El antiaprofujimorismo. (Foto: Juan Guillermo Lara / El Comercio)
El antiaprofujimorismo. (Foto: Juan Guillermo Lara / El Comercio)

De un tiempo a esta parte, el término “aprofujimorismo” se ha erigido como una denominación peyorativa en referencia a un sector político, hasta hace poco asentado en el Congreso, hoy disuelto. A pesar de que las develaciones e investigaciones de corrupción han implicado a todo el espectro de la clase política (de izquierda a derecha), esta suerte de binomio del mal aparece como la quintaesencia de la podredumbre de nuestro establishment. A falta de una marca negativa, el híbrido de estas dos organizaciones representa, en la narrativa más popular de la opinión pública, la autoría de los males del país.

No voy a cuestionar la validez del significado que se le otorga a este vocablo –muy justificado para sus difusores; injusto según los imputados–, sino la sicología política de quienes asumen el término como certero. Si existen dos identidades políticas más masivas en el país, estas son el antiaprismo y el antifujimorismo, precisamente. A pesar de quienes portan las correspondientes identidades positivas polares (apristas y fujimoristas), no pasan de la décima parte de los encuestados a nivel nacional; quienes rechazan (por separado) a los integrantes de esta suerte de “duopolio de la perversión” exceden la mitad de la población. Ni el suicidio de Alan García ni el encarcelamiento de Alberto y Keiko Fujimori han generado conmiseración de parte de sus opositores. Todo lo contrario, la animadversión popular ha crecido.

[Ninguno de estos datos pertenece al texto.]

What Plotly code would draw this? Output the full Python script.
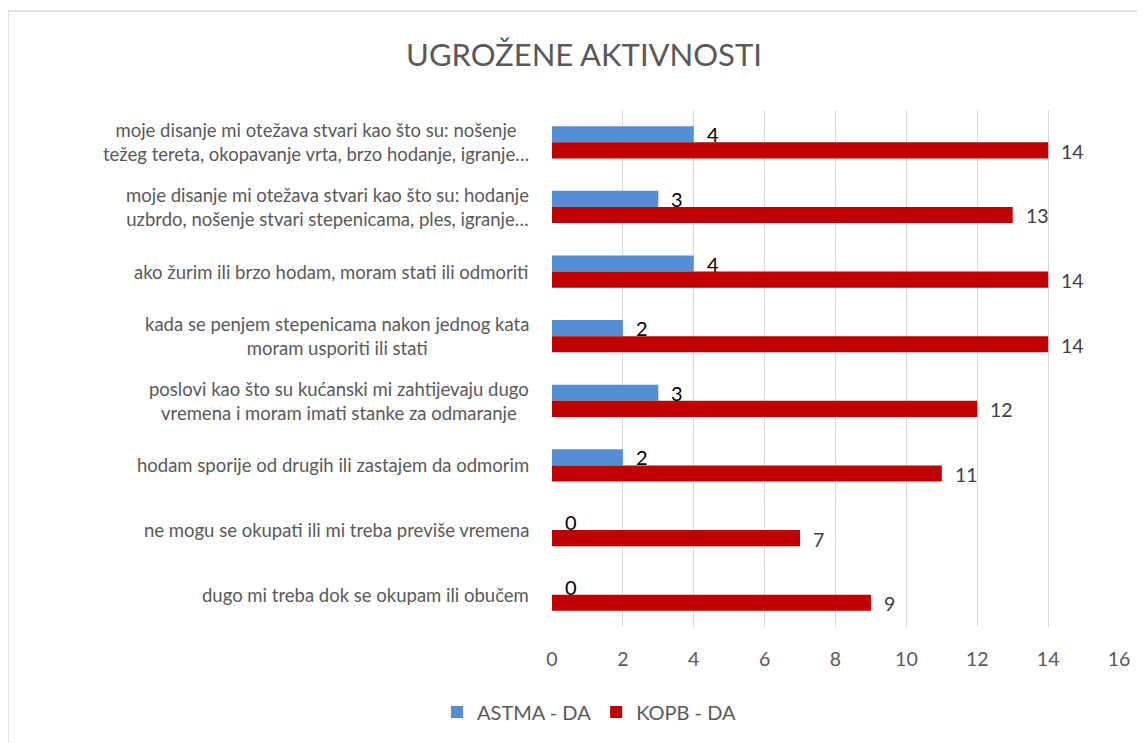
import plotly.graph_objects as go

# ---- data ----
categories = [
    "moje disanje mi otežava stvari kao što su: nošenje<br>težeg tereta, okopavanje vrta, brzo hodanje, igranje…",
    "moje disanje mi otežava stvari kao što su: hodanje<br>uzbrdo, nošenje stvari stepenicama, ples, igranje…",
    "ako žurim ili brzo hodam, moram stati ili odmoriti",
    "kada se penjem stepenicama nakon jednog kata<br>moram usporiti ili stati",
    "poslovi kao što su kućanski mi zahtijevaju dugo<br>vremena i moram imati stanke za odmaranje",
    "hodam sporije od drugih ili zastajem da odmorim",
    "ne mogu se okupati ili mi treba previše vremena",
    "dugo mi treba dok se okupam ili obučem",
]
astma_da = [4, 3, 4, 2, 3, 2, 0, 0]
kopb_da = [14, 13, 14, 14, 12, 11, 7, 9]
series_names = ["ASTMA - DA", "KOPB - DA"]
title_text = "UGROŽENE AKTIVNOSTI"
x_ticks = [0, 2, 4, 6, 8, 10, 12, 14, 16]

# ---- layout constants (page has an 8px body margin) ----
OFF = 8
W, H = 1145 - OFF, 743 - OFF
ML, MR, MT, MB = 552 - OFF, 26, 110 - OFF, 116
PW = W - ML - MR
PH = H - MT - MB
FONT = "Lato, 'Open Sans', sans-serif"
GREY = "#595959"


def px_to_paper_x(px):
    return (px - OFF - ML) / PW


def px_to_paper_y(py):
    return (H - MB - (py - OFF)) / PH


fig = go.Figure()
fig.add_trace(go.Bar(
    y=categories, x=astma_da, name=series_names[0], orientation="h",
    marker=dict(color="#558ED5", line=dict(width=0)),
))
fig.add_trace(go.Bar(
    y=categories, x=kopb_da, name=series_names[1], orientation="h",
    marker=dict(color="#C00000", line=dict(width=0)),
))

annotations = []
for cat in categories:
    annotations.append(dict(
        xref="paper", x=0, xshift=-21, xanchor="right",
        yref="y", y=cat, yanchor="middle",
        text=cat, align="center", showarrow=False,
        font=dict(family=FONT, size=18.5, color=GREY),
    ))
for cat, v in zip(categories, astma_da):
    annotations.append(dict(
        xref="x", x=v, xshift=11, xanchor="left",
        yref="y", y=cat, yshift=8, yanchor="middle",
        text=str(v), showarrow=False,
        font=dict(family=FONT, size=20, color="#000000"),
    ))
for cat, v in zip(categories, kopb_da):
    annotations.append(dict(
        xref="x", x=v, xshift=11, xanchor="left",
        yref="y", y=cat, yshift=-9, yanchor="middle",
        text=str(v), showarrow=False,
        font=dict(family=FONT, size=19.5, color="#404040"),
    ))

fig.update_layout(
    width=W, height=H,
    margin=dict(l=ML, r=MR, t=MT, b=MB),
    paper_bgcolor="white", plot_bgcolor="white",
    barmode="group", bargap=0.5, bargroupgap=0,
    title=dict(text=title_text, x=px_to_paper_x(584), xref="paper", xanchor="center",
               y=1 - (55 - OFF) / H, yanchor="middle",
               font=dict(family=FONT, size=31, color=GREY)),
    font=dict(family=FONT, color=GREY),
    xaxis=dict(range=[0, 16], tickvals=x_ticks, showgrid=True, gridcolor="#D9D9D9",
               gridwidth=1, zeroline=False, showline=False,
               ticks="outside", ticklen=15, tickcolor="rgba(0,0,0,0)",
               tickfont=dict(family=FONT, size=19.5, color=GREY)),
    yaxis=dict(autorange="reversed", showticklabels=False, showgrid=False,
               zeroline=False, showline=False),
    legend=dict(orientation="h", x=px_to_paper_x(589), xanchor="center",
                y=px_to_paper_y(712), yanchor="middle",
                font=dict(family=FONT, size=20, color=GREY),
                itemwidth=30, traceorder="normal"),
    annotations=annotations,
    shapes=[dict(type="rect", xref="paper", yref="paper",
                 x0=px_to_paper_x(8), x1=px_to_paper_x(1170),
                 y0=px_to_paper_y(770), y1=px_to_paper_y(11),
                 line=dict(color="#D9D9D9", width=1.5), fillcolor="rgba(0,0,0,0)",
                 layer="below")],
)

fig.write_html("out.html")
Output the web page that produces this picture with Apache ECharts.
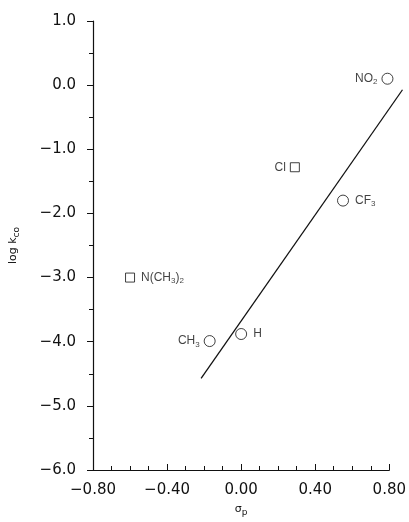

La literatura especializada indica que quienes portan identidades negativas tienden a agitar con mayor facilidad sentimientos populistas (de rechazo al establishment, que consideran inherentemente corrupto) y a creer sin cuestionamientos en teorías de la conspiración. Más allá de si se alimentasen de odios o reacciones cívicas, en el razonamiento de un “anti” se hace más creíble cualquier especulación. En tiempos de fake news, las historias conspirativas –asociadas a las acusaciones de corrupción, de las dinámicas del poder– se potencian. La constatación de la veracidad se vuelve secundario, “innecesario”, sobre todo si se sostiene en una trama retorcida (como sobornos de dinero en efecto en loncheras). Nunca tan oportuno Noam Chomsky cuando sentencia que “la gente ya no cree en hechos”.

No soy optimista respecto al futuro de la democracia peruana porque en las cabezas y corazones de las supuestas reservas morales y republicanas del país, reposan el maniqueísmo político y la posverdad, independientemente de quién ocupe el banquillo de los culpables. (En este universo no existen ni acusados ni sospechosos, sencillamente responsables).